CEM-I (Ref) is only the best answer among the investigated concrete mixtures when the focus is on the economic aspect, with the environmental aspect receiving the least preference (30%). Furthermore, if technical performance (TEC < 1%) is not critical for a certain project, Mix 1 may be more environmentally and economically preferable.

Conclusions

All analysed geopolymer concrete mixtures showed a lower ECI than the reference OPC concrete mixture indicating an environmental impact reduction potential due to replacing the CEM-I binder with a geopolymer binder. From the environmental perspective, following the ECI, concrete mixture 6 with a combination of K-silicate and Na-silicate solutions shows the highest reduction potential.
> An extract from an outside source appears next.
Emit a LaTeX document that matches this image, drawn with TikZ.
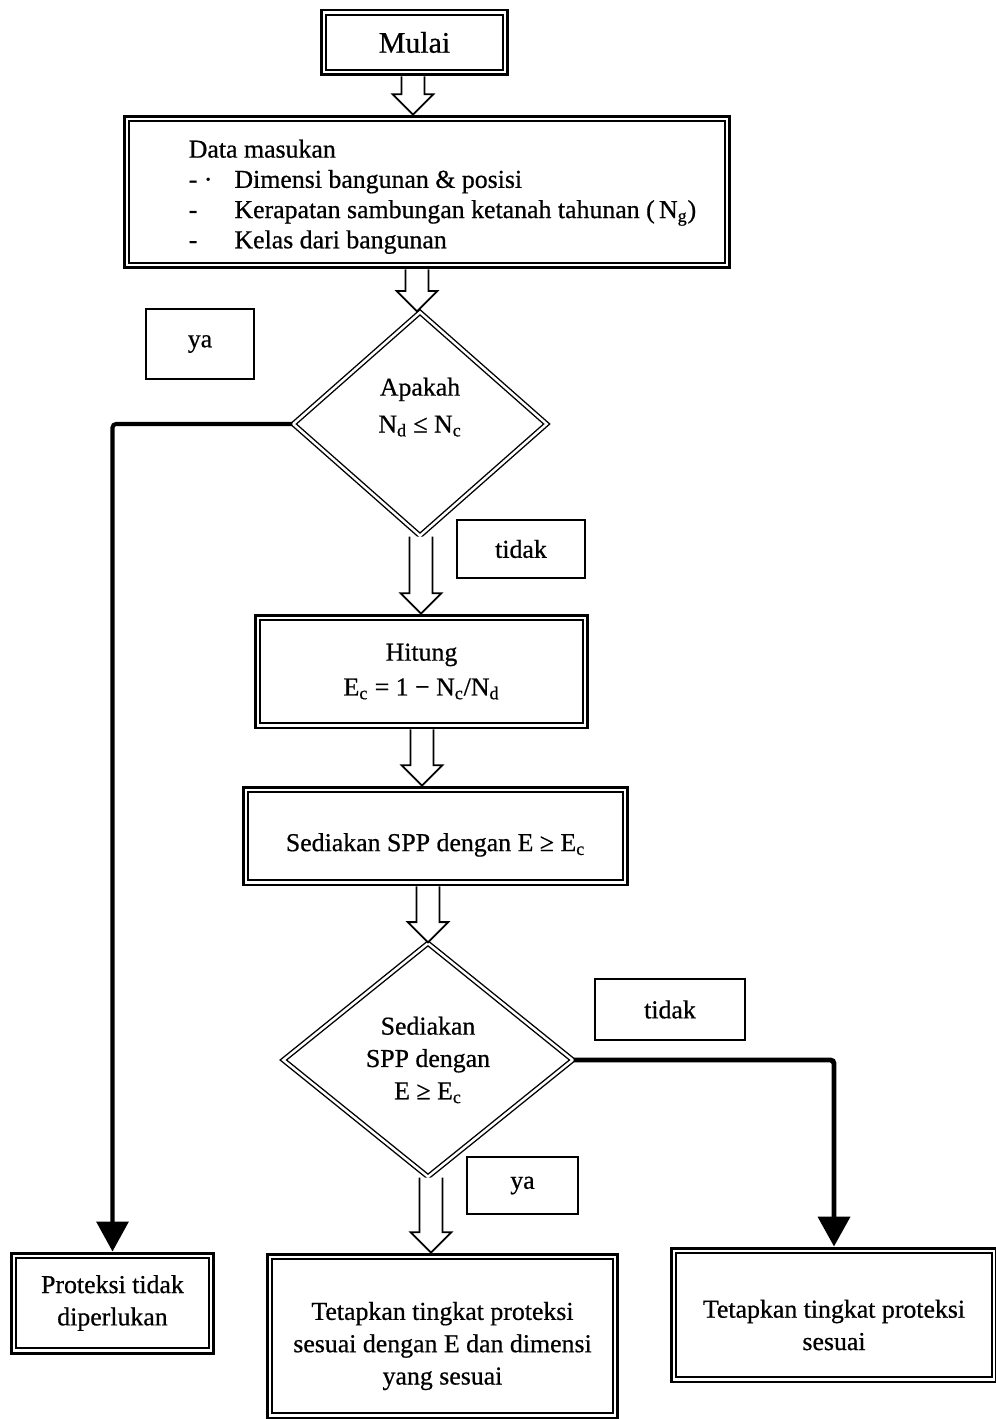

Furthermore, the concrete mixture 5 using Na-silicate and NaOH was identified as the concrete mixture with the second highest environmental impact reduction potential. A higher early or late age strength depended on the composition of concrete mixtures. The mixtures exhibiting higher strengths inherently contained higher amounts of MK and stronger alkaline solution, thus increasing the ECI. However, their ECI value was still lower than the reference CEM-I. Furthermore, the results of this case study indicate that environmental, technical and economic parameters need to be added to the final assessment to reach towards holistic, sustainable solution or selection of recipes. The weighting scheme is not necessarily based on natural sciences but will inherently depend on economics, environmental and technical preferences for different applications and specific projects. Therefore, SSAT can assist decision-makers in concrete industries select the best recipe for reaching sustainability goals. This paper included an example based on AHP; however, this approach can be used for similar cases of industrial applications.